Is Base’s Solana bridge a ‘vampire attack’ on SOL liquidity or multichain pragmatism?
Summary
Base launched a bridge to Solana using Chainlink CCIP, allowing asset movement between the two ecosystems. Solana's key figures, including co-founder Anatoly Yakovenko, immediately criticized the move, labeling it a "vampire attack" because the initial integrations only featured Base-aligned applications (like Aerodrome and Zora) importing Solana assets without ensuring reciprocal execution or fee revenue returned to Solana.
Base founder Jesse Pollak defended the bridge as "bidirectional pragmatism," arguing that developers on both sides desire access to the other's economy, and claimed Base developers attempted engagement with Solana participants during the nine-month build process, but received little interest. The core of the dispute lies in the definition of interoperability: Solana voices argue that if execution and fees remain on Base, the bridge acts as a siphon, extracting Solana's cultural momentum and capital (especially from meme coins) without genuine collaboration.

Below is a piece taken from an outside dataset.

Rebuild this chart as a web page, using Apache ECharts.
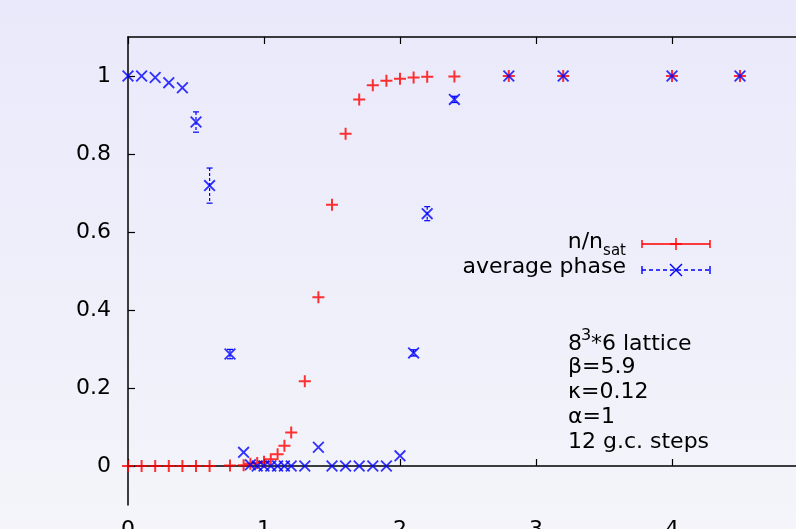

The outcome hinges on economic gravity. If the bridge leads to Base apps routing execution to Solana or Solana apps pulling Base liquidity, it validates Base's pragmatic view. If the flow remains one-way—Solana assets into Base with revenue staying on the Ethereum L2—the "vampire attack" thesis prevails, suggesting Base is competitively extracting value while masking it as neutral infrastructure.